Charlie Rose isn't the only PBS-head who can conduct intelligent, one-on-one, no-frills interviews with a variety of interesting personalities. Houston's Ernie Manouse, host of InnerVIEWS, has been doing just that for years. His diverse guests have included Molly Ivins, Calvin Trillin, k.d. lang, Isaac Hayes, Jamie Foxx and Anne Rice. Manouse asks smart, thoughtful questions and never tries to hog the camera or talk over his guests. His subtle, witty and sharp style has earned him a host of Emmy nominations and awards from the Press Club of Dallas, among others. If you haven't already, check him out and see how long it takes you to think, "Hey, this is pretty damn good."

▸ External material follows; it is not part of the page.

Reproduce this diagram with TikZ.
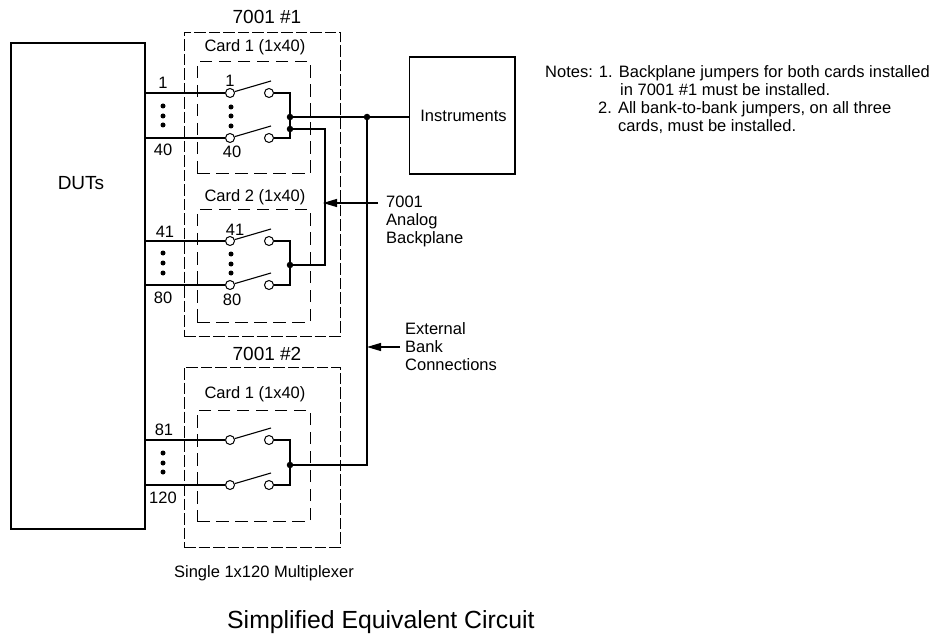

You gotta love a guy who gets up in the middle of the night just so he can tell us Houston's weather is going to be hot. That's what KPRC-TV weatherman Anthony Yanez does: He wakes up at 2:30 a.m., is at work by 3 a.m. and is on the air by 5 a.m., giving up-to-the-minute forecasts (ah, it's going to be hot, hot and hotter?). In a field where bad news makes for great newscasts, Yanez is matter-of-fact, leaving the hysterics and hyperbole to his competitors. His professionalism and commitment to getting Houston the right information show that the weather desk is not just another stop on his career path, but his home. Yanez's first day at Channel 2 was a bit of a stormy start. It was July 15, 2003, and Hurricane Claudette was pounding the Gulf Coast. (Welcome to hell, Anthony.) Since then, the meteorologist has reported on deadly heat waves, swirling floods, twisting tornadoes and devastating storms, including hurricanes Katrina and Rita. All of it suits Yanez just fine, but then again, he vacations in Purgatory (the canyon in New Mexico, not hell).